Your instructions
Copy out the entries in full and with complete accuracy; pictures are excluded.

* Begin Data extract *

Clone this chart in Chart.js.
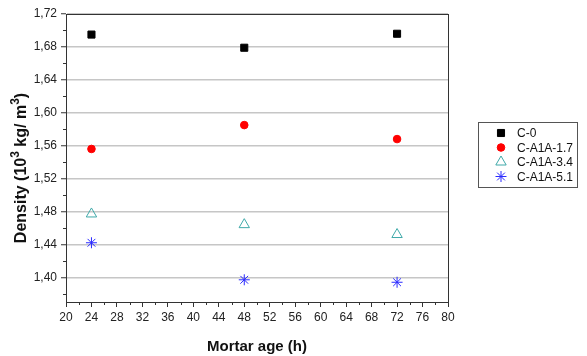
<!DOCTYPE html>
<html>
<head>
<meta charset="utf-8">
<script src="https://cdn.jsdelivr.net/npm/chart.js@4/dist/chart.umd.min.js"></script>
<style>
html,body{margin:0;padding:0;background:#fff;}
#wrap{width:587px;height:356px;position:relative;}
</style>
</head>
<body>
<div id="wrap"><canvas id="c" width="587" height="356"></canvas></div>
<script>
const ages = [24, 48, 72];
const seriesNames = ['C-0', 'C-A1A-1.7', 'C-A1A-3.4', 'C-A1A-5.1'];
const c0 = [1.695, 1.679, 1.696];
const c17 = [1.556, 1.585, 1.568];
const c34 = [1.477, 1.464, 1.452];
const c51 = [1.442, 1.397, 1.394];
const yTicks = [1.40, 1.44, 1.48, 1.52, 1.56, 1.60, 1.64, 1.68, 1.72];
const xTicks = [20, 24, 28, 32, 36, 40, 44, 48, 52, 56, 60, 64, 68, 72, 76, 80];
const yMinorTicks = [1.38, 1.42, 1.46, 1.50, 1.54, 1.58, 1.62, 1.66, 1.70];
const xMinorTicks = [22, 26, 30, 34, 38, 42, 46, 50, 54, 58, 62, 66, 70, 74, 78];
const yTitleParts = [['Density (10', false], ['3', true], [' kg/ m', false], ['3', true], [')', false]];

const FONT = "'Liberation Sans', Arial, sans-serif";
const toPts = vals => ages.map((a, i) => ({x: a, y: vals[i]}));

const styles = [
  {pointStyle: 'rect', radius: 5, bg: '#000000', border: '#000000', bw: 1},
  {pointStyle: 'circle', radius: 3.8, bg: '#ff0000', border: '#ff0000', bw: 1},
  {pointStyle: 'triangle', radius: 6, bg: 'rgba(0,0,0,0)', border: '#3fa9a9', bw: 1},
  {pointStyle: 'star', radius: 5.5, bg: '#2a2aff', border: '#2a2aff', bw: 1}
];
const allVals = [c0, c17, c34, c51];

const datasets = allVals.map((v, i) => ({
  label: seriesNames[i],
  data: toPts(v),
  pointStyle: styles[i].pointStyle,
  pointRadius: styles[i].radius,
  pointHoverRadius: styles[i].radius,
  backgroundColor: styles[i].bg,
  borderColor: styles[i].border,
  pointBorderWidth: styles[i].bw,
  showLine: false
}));

const framePlugin = {
  id: 'frame',
  afterDraw(chart) {
    const ctx = chart.ctx, a = chart.chartArea;
    const xs = chart.scales.x, ys = chart.scales.y;
    ctx.save();
    ctx.strokeStyle = '#333';
    ctx.lineWidth = 1;
    ctx.strokeRect(Math.round(a.left) + 0.5, Math.round(a.top) + 0.5, Math.round(a.right - a.left), Math.round(a.bottom - a.top));
    // minor ticks
    ctx.beginPath();
    xMinorTicks.forEach(v => {
      const px = Math.round(xs.getPixelForValue(v)) + 0.5;
      ctx.moveTo(px, a.bottom); ctx.lineTo(px, a.bottom + 3);
    });
    yMinorTicks.forEach(v => {
      const py = Math.round(ys.getPixelForValue(v)) + 0.5;
      ctx.moveTo(a.left, py); ctx.lineTo(a.left - 3, py);
    });
    ctx.stroke();
    // y title with superscripts
    const big = 'bold 16px ' + FONT, small = 'bold 12px ' + FONT;
    let total = 0;
    yTitleParts.forEach(([t, sup]) => { ctx.font = sup ? small : big; total += ctx.measureText(t).width; });
    ctx.translate(26, (a.top + a.bottom) / 2 + 10);
    ctx.rotate(-Math.PI / 2);
    ctx.fillStyle = '#111';
    ctx.textBaseline = 'alphabetic';
    ctx.textAlign = 'left';
    let cx = -total / 2;
    yTitleParts.forEach(([t, sup]) => {
      ctx.font = sup ? small : big;
      ctx.fillText(t, cx, sup ? -7 : 0);
      cx += ctx.measureText(t).width;
    });
    ctx.setTransform(1, 0, 0, 1, 0, 0);
    // legend
    const lx = 478, ly = 122, lw = 99, lh = 65;
    ctx.fillStyle = '#fff';
    ctx.fillRect(lx, ly, lw, lh);
    ctx.strokeStyle = '#555';
    ctx.lineWidth = 1;
    ctx.strokeRect(lx + 0.5, ly + 0.5, lw, lh);
    ctx.font = '12px ' + FONT;
    ctx.textBaseline = 'middle';
    ctx.textAlign = 'left';
    seriesNames.forEach((n, i) => {
      const y = ly + 11 + i * 14.5;
      const st = styles[i];
      ctx.fillStyle = st.bg;
      ctx.strokeStyle = st.border;
      ctx.lineWidth = st.bw;
      Chart.helpers.drawPoint(ctx, {pointStyle: st.pointStyle, radius: st.radius, borderWidth: st.bw}, 501, y);
      ctx.fillStyle = '#111';
      ctx.fillText(n, 517, y + 1);
    });
    ctx.restore();
  }
};

new Chart(document.getElementById('c'), {
  type: 'scatter',
  data: {datasets},
  options: {
    responsive: false,
    animation: false,
    devicePixelRatio: 1,
    layout: {padding: {top: 14, right: 139, left: 0, bottom: 0}},
    plugins: {legend: {display: false}, tooltip: {enabled: false}},
    scales: {
      x: {
        type: 'linear', min: 20, max: 80,
        afterBuildTicks: s => { s.ticks = xTicks.map(v => ({value: v})); },
        afterFit: s => { s.height = 54; },
        grid: {display: true, drawOnChartArea: false, drawTicks: true, tickLength: 5, color: '#333', tickColor: '#333'},
        border: {display: true, color: '#333', width: 1},
        ticks: {color: '#222', font: {family: FONT, size: 12}, padding: 3, maxRotation: 0, autoSkip: false},
        title: {display: true, text: 'Mortar age (h)', color: '#111', font: {family: FONT, size: 15, weight: 'bold'}, padding: {top: 5, bottom: 0}}
      },
      y: {
        type: 'linear', min: 1.37, max: 1.72,
        afterBuildTicks: s => { s.ticks = yTicks.map(v => ({value: v})); },
        afterFit: s => { s.width = 66; },
        grid: {display: true, drawOnChartArea: true, drawTicks: true, tickLength: 5, color: '#c6c6c6', lineWidth: 1.5, tickColor: '#333', tickWidth: 1},
        border: {display: true, color: '#333', width: 1},
        ticks: {color: '#222', font: {family: FONT, size: 12}, padding: 4, autoSkip: false,
          callback: v => v.toFixed(2).replace('.', ',')},
        title: {display: false, text: 'Density (10³ kg/ m³)'}
      }
    }
  },
  plugins: [framePlugin]
});
</script>
</body>
</html>
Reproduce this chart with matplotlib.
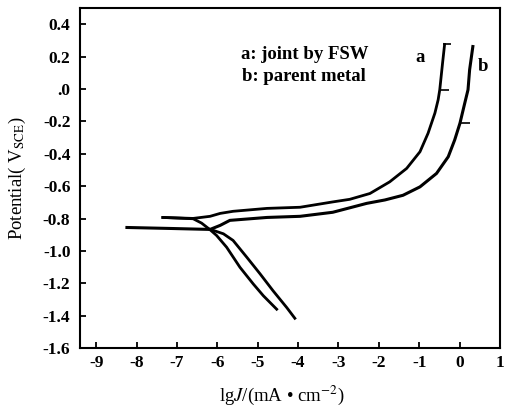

* End Data extract *

Response for this exercise
Clone this chart in Chart.js.
<!DOCTYPE html>
<html>
<head>
<meta charset="utf-8">
<script src="https://cdn.jsdelivr.net/npm/chart.js@4/dist/chart.umd.min.js"></script>
<style>
html,body{margin:0;padding:0;background:#fff;}
#wrap{width:587px;height:356px;position:relative;}
</style>
</head>
<body>
<div id="wrap"><canvas id="c" width="587" height="356"></canvas></div>
<script>
const ages = [24, 48, 72];
const seriesNames = ['C-0', 'C-A1A-1.7', 'C-A1A-3.4', 'C-A1A-5.1'];
const c0 = [1.695, 1.679, 1.696];
const c17 = [1.556, 1.585, 1.568];
const c34 = [1.477, 1.464, 1.452];
const c51 = [1.442, 1.397, 1.394];
const yTicks = [1.40, 1.44, 1.48, 1.52, 1.56, 1.60, 1.64, 1.68, 1.72];
const xTicks = [20, 24, 28, 32, 36, 40, 44, 48, 52, 56, 60, 64, 68, 72, 76, 80];
const yMinorTicks = [1.38, 1.42, 1.46, 1.50, 1.54, 1.58, 1.62, 1.66, 1.70];
const xMinorTicks = [22, 26, 30, 34, 38, 42, 46, 50, 54, 58, 62, 66, 70, 74, 78];
const yTitleParts = [['Density (10', false], ['3', true], [' kg/ m', false], ['3', true], [')', false]];

const FONT = "'Liberation Sans', Arial, sans-serif";
const toPts = vals => ages.map((a, i) => ({x: a, y: vals[i]}));

const styles = [
  {pointStyle: 'rect', radius: 5, bg: '#000000', border: '#000000', bw: 1},
  {pointStyle: 'circle', radius: 3.8, bg: '#ff0000', border: '#ff0000', bw: 1},
  {pointStyle: 'triangle', radius: 6, bg: 'rgba(0,0,0,0)', border: '#3fa9a9', bw: 1},
  {pointStyle: 'star', radius: 5.5, bg: '#2a2aff', border: '#2a2aff', bw: 1}
];
const allVals = [c0, c17, c34, c51];

const datasets = allVals.map((v, i) => ({
  label: seriesNames[i],
  data: toPts(v),
  pointStyle: styles[i].pointStyle,
  pointRadius: styles[i].radius,
  pointHoverRadius: styles[i].radius,
  backgroundColor: styles[i].bg,
  borderColor: styles[i].border,
  pointBorderWidth: styles[i].bw,
  showLine: false
}));

const framePlugin = {
  id: 'frame',
  afterDraw(chart) {
    const ctx = chart.ctx, a = chart.chartArea;
    const xs = chart.scales.x, ys = chart.scales.y;
    ctx.save();
    ctx.strokeStyle = '#333';
    ctx.lineWidth = 1;
    ctx.strokeRect(Math.round(a.left) + 0.5, Math.round(a.top) + 0.5, Math.round(a.right - a.left), Math.round(a.bottom - a.top));
    // minor ticks
    ctx.beginPath();
    xMinorTicks.forEach(v => {
      const px = Math.round(xs.getPixelForValue(v)) + 0.5;
      ctx.moveTo(px, a.bottom); ctx.lineTo(px, a.bottom + 3);
    });
    yMinorTicks.forEach(v => {
      const py = Math.round(ys.getPixelForValue(v)) + 0.5;
      ctx.moveTo(a.left, py); ctx.lineTo(a.left - 3, py);
    });
    ctx.stroke();
    // y title with superscripts
    const big = 'bold 16px ' + FONT, small = 'bold 12px ' + FONT;
    let total = 0;
    yTitleParts.forEach(([t, sup]) => { ctx.font = sup ? small : big; total += ctx.measureText(t).width; });
    ctx.translate(26, (a.top + a.bottom) / 2 + 10);
    ctx.rotate(-Math.PI / 2);
    ctx.fillStyle = '#111';
    ctx.textBaseline = 'alphabetic';
    ctx.textAlign = 'left';
    let cx = -total / 2;
    yTitleParts.forEach(([t, sup]) => {
      ctx.font = sup ? small : big;
      ctx.fillText(t, cx, sup ? -7 : 0);
      cx += ctx.measureText(t).width;
    });
    ctx.setTransform(1, 0, 0, 1, 0, 0);
    // legend
    const lx = 478, ly = 122, lw = 99, lh = 65;
    ctx.fillStyle = '#fff';
    ctx.fillRect(lx, ly, lw, lh);
    ctx.strokeStyle = '#555';
    ctx.lineWidth = 1;
    ctx.strokeRect(lx + 0.5, ly + 0.5, lw, lh);
    ctx.font = '12px ' + FONT;
    ctx.textBaseline = 'middle';
    ctx.textAlign = 'left';
    seriesNames.forEach((n, i) => {
      const y = ly + 11 + i * 14.5;
      const st = styles[i];
      ctx.fillStyle = st.bg;
      ctx.strokeStyle = st.border;
      ctx.lineWidth = st.bw;
      Chart.helpers.drawPoint(ctx, {pointStyle: st.pointStyle, radius: st.radius, borderWidth: st.bw}, 501, y);
      ctx.fillStyle = '#111';
      ctx.fillText(n, 517, y + 1);
    });
    ctx.restore();
  }
};

new Chart(document.getElementById('c'), {
  type: 'scatter',
  data: {datasets},
  options: {
    responsive: false,
    animation: false,
    devicePixelRatio: 1,
    layout: {padding: {top: 14, right: 139, left: 0, bottom: 0}},
    plugins: {legend: {display: false}, tooltip: {enabled: false}},
    scales: {
      x: {
        type: 'linear', min: 20, max: 80,
        afterBuildTicks: s => { s.ticks = xTicks.map(v => ({value: v})); },
        afterFit: s => { s.height = 54; },
        grid: {display: true, drawOnChartArea: false, drawTicks: true, tickLength: 5, color: '#333', tickColor: '#333'},
        border: {display: true, color: '#333', width: 1},
        ticks: {color: '#222', font: {family: FONT, size: 12}, padding: 3, maxRotation: 0, autoSkip: false},
        title: {display: true, text: 'Mortar age (h)', color: '#111', font: {family: FONT, size: 15, weight: 'bold'}, padding: {top: 5, bottom: 0}}
      },
      y: {
        type: 'linear', min: 1.37, max: 1.72,
        afterBuildTicks: s => { s.ticks = yTicks.map(v => ({value: v})); },
        afterFit: s => { s.width = 66; },
        grid: {display: true, drawOnChartArea: true, drawTicks: true, tickLength: 5, color: '#c6c6c6', lineWidth: 1.5, tickColor: '#333', tickWidth: 1},
        border: {display: true, color: '#333', width: 1},
        ticks: {color: '#222', font: {family: FONT, size: 12}, padding: 4, autoSkip: false,
          callback: v => v.toFixed(2).replace('.', ',')},
        title: {display: false, text: 'Density (10³ kg/ m³)'}
      }
    }
  },
  plugins: [framePlugin]
});
</script>
</body>
</html>
Reproduce this chart with matplotlib.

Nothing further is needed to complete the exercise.